## Problem requirements
Retype only the lines from the one containing "Write the seaborn" through the one containing "SAMPLE_MIN = 5", both included, word for word. Pictures stay out of the copy.

— START OF Data section —

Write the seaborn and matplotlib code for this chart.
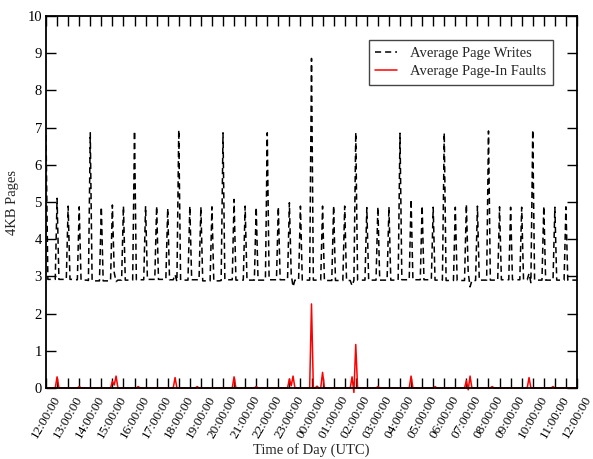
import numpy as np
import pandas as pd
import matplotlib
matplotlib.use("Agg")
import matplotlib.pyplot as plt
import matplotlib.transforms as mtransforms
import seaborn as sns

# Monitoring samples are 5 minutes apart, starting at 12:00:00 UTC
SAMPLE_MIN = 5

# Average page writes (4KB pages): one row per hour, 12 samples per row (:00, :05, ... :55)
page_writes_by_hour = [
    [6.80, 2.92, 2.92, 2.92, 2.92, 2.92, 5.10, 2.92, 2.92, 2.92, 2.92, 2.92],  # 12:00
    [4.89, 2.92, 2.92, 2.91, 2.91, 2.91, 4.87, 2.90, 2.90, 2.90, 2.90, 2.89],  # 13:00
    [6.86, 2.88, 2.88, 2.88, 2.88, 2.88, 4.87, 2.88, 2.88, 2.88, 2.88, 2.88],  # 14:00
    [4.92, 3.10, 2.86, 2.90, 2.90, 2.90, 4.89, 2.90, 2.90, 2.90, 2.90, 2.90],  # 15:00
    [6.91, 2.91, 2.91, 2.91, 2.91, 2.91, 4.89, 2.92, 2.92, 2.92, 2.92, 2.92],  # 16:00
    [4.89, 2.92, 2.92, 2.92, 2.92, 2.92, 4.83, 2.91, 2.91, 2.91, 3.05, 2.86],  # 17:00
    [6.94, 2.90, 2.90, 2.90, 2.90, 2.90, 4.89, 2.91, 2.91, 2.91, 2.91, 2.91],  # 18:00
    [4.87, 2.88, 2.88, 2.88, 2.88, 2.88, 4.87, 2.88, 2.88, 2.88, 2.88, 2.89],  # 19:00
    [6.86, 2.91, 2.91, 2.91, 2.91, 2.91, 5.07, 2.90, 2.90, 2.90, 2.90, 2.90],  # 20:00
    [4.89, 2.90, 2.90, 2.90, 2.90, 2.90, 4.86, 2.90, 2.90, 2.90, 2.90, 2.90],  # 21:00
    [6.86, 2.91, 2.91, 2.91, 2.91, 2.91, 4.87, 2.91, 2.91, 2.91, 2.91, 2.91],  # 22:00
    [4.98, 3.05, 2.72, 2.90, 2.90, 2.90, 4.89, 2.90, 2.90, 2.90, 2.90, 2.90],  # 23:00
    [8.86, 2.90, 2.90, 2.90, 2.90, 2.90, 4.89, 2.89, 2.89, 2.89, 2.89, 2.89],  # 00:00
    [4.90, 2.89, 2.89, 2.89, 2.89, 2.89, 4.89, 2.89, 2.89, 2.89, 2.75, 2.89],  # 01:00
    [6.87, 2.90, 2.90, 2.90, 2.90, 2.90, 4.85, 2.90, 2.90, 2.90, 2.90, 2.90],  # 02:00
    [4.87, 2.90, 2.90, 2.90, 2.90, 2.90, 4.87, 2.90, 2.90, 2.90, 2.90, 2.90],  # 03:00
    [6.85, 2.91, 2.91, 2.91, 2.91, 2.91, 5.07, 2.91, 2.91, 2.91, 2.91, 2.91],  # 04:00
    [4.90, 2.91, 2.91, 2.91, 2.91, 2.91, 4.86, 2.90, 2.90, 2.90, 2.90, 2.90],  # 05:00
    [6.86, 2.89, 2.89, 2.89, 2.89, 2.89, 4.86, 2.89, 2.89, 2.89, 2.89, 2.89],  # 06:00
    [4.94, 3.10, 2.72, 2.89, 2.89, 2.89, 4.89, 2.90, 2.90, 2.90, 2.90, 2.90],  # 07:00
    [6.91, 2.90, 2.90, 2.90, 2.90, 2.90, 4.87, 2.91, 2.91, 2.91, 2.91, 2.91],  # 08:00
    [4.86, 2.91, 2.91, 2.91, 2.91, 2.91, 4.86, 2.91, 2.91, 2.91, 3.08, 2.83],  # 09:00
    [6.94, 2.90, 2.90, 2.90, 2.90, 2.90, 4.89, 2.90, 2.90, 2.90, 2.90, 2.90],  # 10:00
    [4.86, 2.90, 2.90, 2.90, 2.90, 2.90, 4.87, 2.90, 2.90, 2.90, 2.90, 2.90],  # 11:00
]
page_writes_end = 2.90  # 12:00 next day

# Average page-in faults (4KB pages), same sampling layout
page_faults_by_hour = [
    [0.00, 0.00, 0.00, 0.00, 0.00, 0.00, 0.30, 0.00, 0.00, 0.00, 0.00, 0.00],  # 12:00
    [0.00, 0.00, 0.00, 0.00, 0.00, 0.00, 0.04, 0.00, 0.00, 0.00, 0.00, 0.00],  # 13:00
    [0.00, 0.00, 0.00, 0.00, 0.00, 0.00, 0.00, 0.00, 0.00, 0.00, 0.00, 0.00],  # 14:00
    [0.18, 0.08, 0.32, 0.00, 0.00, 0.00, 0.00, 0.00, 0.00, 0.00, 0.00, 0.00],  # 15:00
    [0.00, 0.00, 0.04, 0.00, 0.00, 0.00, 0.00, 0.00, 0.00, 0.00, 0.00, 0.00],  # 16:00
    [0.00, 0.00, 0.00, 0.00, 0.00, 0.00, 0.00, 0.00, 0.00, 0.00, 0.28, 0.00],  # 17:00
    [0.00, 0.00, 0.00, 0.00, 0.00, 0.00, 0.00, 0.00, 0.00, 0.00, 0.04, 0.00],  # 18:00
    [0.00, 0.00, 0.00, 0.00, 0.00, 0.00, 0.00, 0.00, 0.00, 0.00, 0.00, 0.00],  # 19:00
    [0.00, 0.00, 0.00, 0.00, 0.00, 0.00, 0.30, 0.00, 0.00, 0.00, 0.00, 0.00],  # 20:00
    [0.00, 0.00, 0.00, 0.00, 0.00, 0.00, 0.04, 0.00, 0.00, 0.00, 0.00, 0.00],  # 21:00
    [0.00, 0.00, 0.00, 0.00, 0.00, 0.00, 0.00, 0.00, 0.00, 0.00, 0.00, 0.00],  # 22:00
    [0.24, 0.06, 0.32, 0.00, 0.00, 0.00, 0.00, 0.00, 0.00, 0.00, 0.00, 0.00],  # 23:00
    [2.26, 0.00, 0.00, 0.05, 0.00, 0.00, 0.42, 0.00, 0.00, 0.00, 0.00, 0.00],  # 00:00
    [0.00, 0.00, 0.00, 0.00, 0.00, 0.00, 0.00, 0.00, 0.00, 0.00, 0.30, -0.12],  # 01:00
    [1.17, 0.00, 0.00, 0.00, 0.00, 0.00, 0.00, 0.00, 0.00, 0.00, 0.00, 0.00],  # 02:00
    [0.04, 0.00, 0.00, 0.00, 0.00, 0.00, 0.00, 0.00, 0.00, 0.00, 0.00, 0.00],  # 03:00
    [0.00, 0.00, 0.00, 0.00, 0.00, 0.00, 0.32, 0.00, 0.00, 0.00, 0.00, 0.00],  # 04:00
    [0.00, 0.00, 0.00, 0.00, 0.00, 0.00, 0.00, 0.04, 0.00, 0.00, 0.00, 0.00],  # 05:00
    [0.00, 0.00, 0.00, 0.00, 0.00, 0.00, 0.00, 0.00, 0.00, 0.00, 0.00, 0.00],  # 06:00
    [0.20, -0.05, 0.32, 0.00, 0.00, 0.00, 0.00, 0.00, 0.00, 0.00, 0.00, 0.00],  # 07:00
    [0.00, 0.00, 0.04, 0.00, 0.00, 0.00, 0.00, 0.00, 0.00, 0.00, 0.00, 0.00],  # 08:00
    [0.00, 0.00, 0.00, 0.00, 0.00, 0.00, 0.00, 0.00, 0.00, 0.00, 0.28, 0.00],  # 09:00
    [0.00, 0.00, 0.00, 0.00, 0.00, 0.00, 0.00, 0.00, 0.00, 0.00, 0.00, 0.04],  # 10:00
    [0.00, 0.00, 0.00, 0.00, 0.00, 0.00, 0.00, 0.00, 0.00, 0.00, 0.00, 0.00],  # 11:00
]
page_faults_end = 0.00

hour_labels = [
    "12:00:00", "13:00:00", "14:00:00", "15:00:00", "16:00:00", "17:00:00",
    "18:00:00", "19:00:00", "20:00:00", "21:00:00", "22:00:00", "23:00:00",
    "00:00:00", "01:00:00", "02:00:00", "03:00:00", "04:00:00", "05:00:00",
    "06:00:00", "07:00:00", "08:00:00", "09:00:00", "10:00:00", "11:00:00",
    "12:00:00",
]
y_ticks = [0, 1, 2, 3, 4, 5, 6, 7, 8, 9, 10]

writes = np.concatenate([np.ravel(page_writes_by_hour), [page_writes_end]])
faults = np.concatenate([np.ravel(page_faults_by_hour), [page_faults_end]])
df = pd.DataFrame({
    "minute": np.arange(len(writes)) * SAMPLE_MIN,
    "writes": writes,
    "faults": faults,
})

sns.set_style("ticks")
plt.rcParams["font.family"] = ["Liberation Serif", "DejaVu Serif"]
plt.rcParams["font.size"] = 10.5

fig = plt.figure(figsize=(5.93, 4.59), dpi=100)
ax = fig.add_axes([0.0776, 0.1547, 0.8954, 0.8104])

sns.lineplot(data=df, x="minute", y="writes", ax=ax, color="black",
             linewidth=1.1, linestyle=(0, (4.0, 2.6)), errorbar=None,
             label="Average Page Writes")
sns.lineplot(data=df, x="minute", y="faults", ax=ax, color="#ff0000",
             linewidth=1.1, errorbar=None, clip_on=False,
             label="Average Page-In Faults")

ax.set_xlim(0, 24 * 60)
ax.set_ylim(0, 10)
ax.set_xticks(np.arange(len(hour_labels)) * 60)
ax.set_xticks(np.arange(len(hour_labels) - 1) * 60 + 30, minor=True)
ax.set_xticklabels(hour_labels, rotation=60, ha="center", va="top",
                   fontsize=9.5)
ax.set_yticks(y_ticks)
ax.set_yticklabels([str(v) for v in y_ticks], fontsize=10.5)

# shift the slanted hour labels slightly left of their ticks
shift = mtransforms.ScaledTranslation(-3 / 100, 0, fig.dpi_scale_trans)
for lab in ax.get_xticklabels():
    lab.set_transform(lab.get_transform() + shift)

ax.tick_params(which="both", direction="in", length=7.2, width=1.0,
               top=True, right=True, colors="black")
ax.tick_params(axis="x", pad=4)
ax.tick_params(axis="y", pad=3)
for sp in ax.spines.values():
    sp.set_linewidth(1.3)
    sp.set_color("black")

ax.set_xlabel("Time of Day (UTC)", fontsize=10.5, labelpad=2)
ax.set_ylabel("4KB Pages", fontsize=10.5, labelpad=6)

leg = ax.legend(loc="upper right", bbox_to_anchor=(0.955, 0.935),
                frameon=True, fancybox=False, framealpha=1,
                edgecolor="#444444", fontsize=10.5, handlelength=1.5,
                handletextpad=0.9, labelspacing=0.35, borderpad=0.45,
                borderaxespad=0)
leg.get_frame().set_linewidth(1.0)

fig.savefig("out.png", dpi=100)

— END OF Data section —
— START OF Data section —

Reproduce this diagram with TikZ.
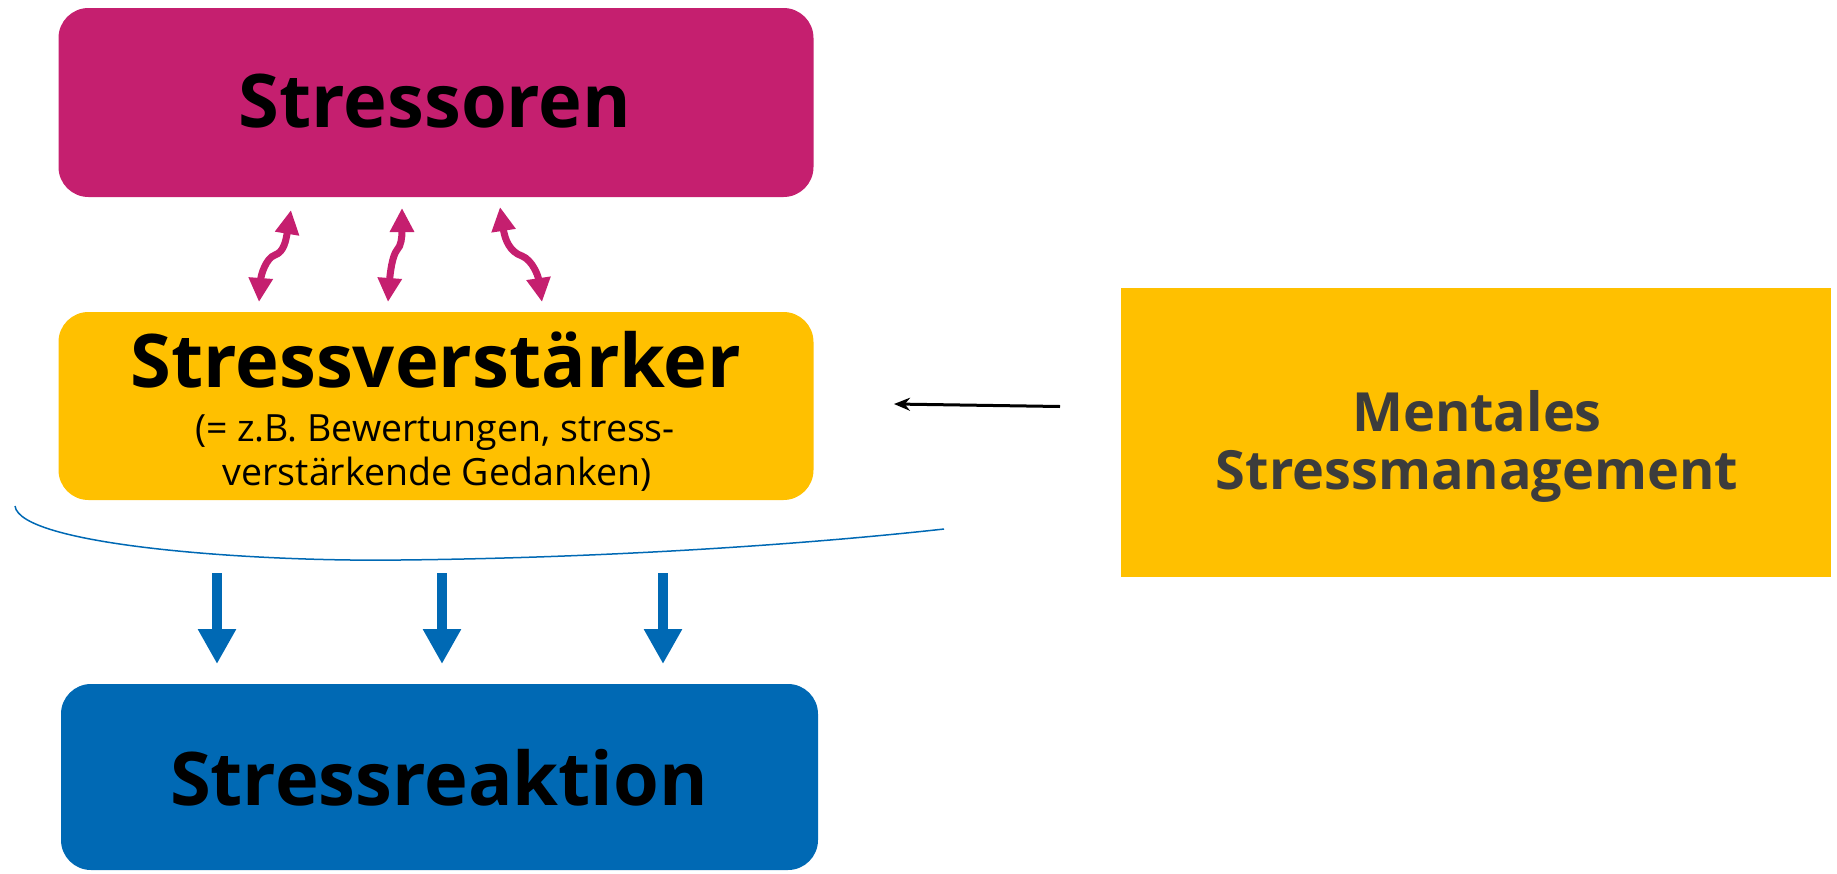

— END OF Data section —

## Complete response
Write the seaborn and matplotlib code for this chart.
import numpy as np
import pandas as pd
import matplotlib
matplotlib.use("Agg")
import matplotlib.pyplot as plt
import matplotlib.transforms as mtransforms
import seaborn as sns

# Monitoring samples are 5 minutes apart, starting at 12:00:00 UTC
SAMPLE_MIN = 5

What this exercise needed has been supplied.